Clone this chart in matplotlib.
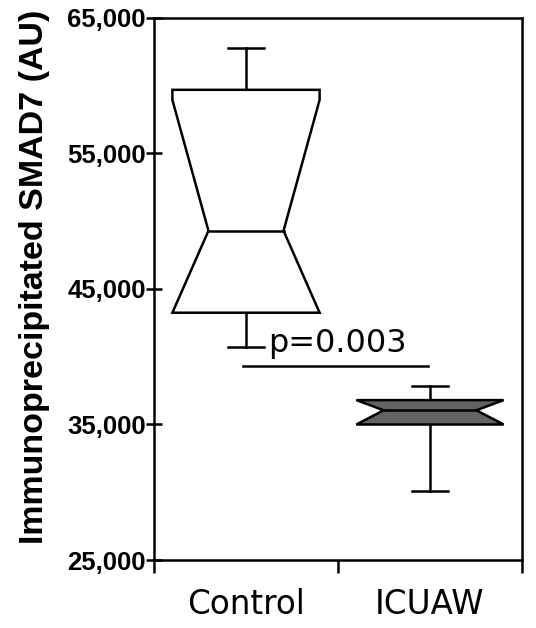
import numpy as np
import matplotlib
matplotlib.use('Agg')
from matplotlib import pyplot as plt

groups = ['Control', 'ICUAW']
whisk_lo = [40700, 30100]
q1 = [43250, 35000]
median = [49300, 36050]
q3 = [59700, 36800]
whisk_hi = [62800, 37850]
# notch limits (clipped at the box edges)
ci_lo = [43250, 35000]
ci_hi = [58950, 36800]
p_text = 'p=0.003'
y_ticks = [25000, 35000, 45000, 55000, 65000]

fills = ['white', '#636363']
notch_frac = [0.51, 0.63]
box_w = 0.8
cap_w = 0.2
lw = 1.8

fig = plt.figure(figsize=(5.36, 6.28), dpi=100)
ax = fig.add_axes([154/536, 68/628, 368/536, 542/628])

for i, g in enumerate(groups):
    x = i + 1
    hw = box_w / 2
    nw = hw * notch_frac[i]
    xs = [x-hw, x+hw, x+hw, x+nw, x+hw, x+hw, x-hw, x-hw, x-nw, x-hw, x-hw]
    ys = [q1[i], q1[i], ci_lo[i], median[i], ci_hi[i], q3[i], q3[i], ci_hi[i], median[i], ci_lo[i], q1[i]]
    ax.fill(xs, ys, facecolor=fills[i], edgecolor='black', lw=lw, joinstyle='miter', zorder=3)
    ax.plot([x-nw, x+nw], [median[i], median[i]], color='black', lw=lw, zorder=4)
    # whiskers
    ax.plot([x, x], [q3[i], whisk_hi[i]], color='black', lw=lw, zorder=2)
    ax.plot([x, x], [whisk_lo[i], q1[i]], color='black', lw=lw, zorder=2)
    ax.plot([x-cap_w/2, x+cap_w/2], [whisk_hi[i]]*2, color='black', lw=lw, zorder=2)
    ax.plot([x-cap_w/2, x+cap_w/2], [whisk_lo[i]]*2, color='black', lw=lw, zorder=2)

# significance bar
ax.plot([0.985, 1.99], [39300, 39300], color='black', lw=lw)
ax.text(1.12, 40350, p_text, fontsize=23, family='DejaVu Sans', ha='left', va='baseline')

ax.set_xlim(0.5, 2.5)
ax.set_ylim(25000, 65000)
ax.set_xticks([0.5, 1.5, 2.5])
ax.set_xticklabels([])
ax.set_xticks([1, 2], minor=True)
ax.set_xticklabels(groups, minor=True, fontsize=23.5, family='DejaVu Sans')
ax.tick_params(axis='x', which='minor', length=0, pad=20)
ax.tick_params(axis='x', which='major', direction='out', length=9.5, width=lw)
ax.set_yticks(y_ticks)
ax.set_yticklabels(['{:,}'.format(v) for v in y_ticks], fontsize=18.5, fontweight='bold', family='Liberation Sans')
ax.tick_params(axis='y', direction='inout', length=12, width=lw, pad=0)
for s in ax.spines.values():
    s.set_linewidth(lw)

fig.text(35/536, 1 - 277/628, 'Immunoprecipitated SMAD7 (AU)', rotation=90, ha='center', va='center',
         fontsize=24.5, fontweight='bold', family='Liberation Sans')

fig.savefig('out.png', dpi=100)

★ ★ ★

Set exercise —
Drop the images and repeat the data exactly.

Answer to this exercise —
Clone this chart in matplotlib.
import numpy as np
import matplotlib
matplotlib.use('Agg')
from matplotlib import pyplot as plt

groups = ['Control', 'ICUAW']
whisk_lo = [40700, 30100]
q1 = [43250, 35000]
median = [49300, 36050]
q3 = [59700, 36800]
whisk_hi = [62800, 37850]
# notch limits (clipped at the box edges)
ci_lo = [43250, 35000]
ci_hi = [58950, 36800]
p_text = 'p=0.003'
y_ticks = [25000, 35000, 45000, 55000, 65000]

fills = ['white', '#636363']
notch_frac = [0.51, 0.63]
box_w = 0.8
cap_w = 0.2
lw = 1.8

fig = plt.figure(figsize=(5.36, 6.28), dpi=100)
ax = fig.add_axes([154/536, 68/628, 368/536, 542/628])

for i, g in enumerate(groups):
    x = i + 1
    hw = box_w / 2
    nw = hw * notch_frac[i]
    xs = [x-hw, x+hw, x+hw, x+nw, x+hw, x+hw, x-hw, x-hw, x-nw, x-hw, x-hw]
    ys = [q1[i], q1[i], ci_lo[i], median[i], ci_hi[i], q3[i], q3[i], ci_hi[i], median[i], ci_lo[i], q1[i]]
    ax.fill(xs, ys, facecolor=fills[i], edgecolor='black', lw=lw, joinstyle='miter', zorder=3)
    ax.plot([x-nw, x+nw], [median[i], median[i]], color='black', lw=lw, zorder=4)
    # whiskers
    ax.plot([x, x], [q3[i], whisk_hi[i]], color='black', lw=lw, zorder=2)
    ax.plot([x, x], [whisk_lo[i], q1[i]], color='black', lw=lw, zorder=2)
    ax.plot([x-cap_w/2, x+cap_w/2], [whisk_hi[i]]*2, color='black', lw=lw, zorder=2)
    ax.plot([x-cap_w/2, x+cap_w/2], [whisk_lo[i]]*2, color='black', lw=lw, zorder=2)

# significance bar
ax.plot([0.985, 1.99], [39300, 39300], color='black', lw=lw)
ax.text(1.12, 40350, p_text, fontsize=23, family='DejaVu Sans', ha='left', va='baseline')

ax.set_xlim(0.5, 2.5)
ax.set_ylim(25000, 65000)
ax.set_xticks([0.5, 1.5, 2.5])
ax.set_xticklabels([])
ax.set_xticks([1, 2], minor=True)
ax.set_xticklabels(groups, minor=True, fontsize=23.5, family='DejaVu Sans')
ax.tick_params(axis='x', which='minor', length=0, pad=20)
ax.tick_params(axis='x', which='major', direction='out', length=9.5, width=lw)
ax.set_yticks(y_ticks)
ax.set_yticklabels(['{:,}'.format(v) for v in y_ticks], fontsize=18.5, fontweight='bold', family='Liberation Sans')
ax.tick_params(axis='y', direction='inout', length=12, width=lw, pad=0)
for s in ax.spines.values():
    s.set_linewidth(lw)

fig.text(35/536, 1 - 277/628, 'Immunoprecipitated SMAD7 (AU)', rotation=90, ha='center', va='center',
         fontsize=24.5, fontweight='bold', family='Liberation Sans')

fig.savefig('out.png', dpi=100)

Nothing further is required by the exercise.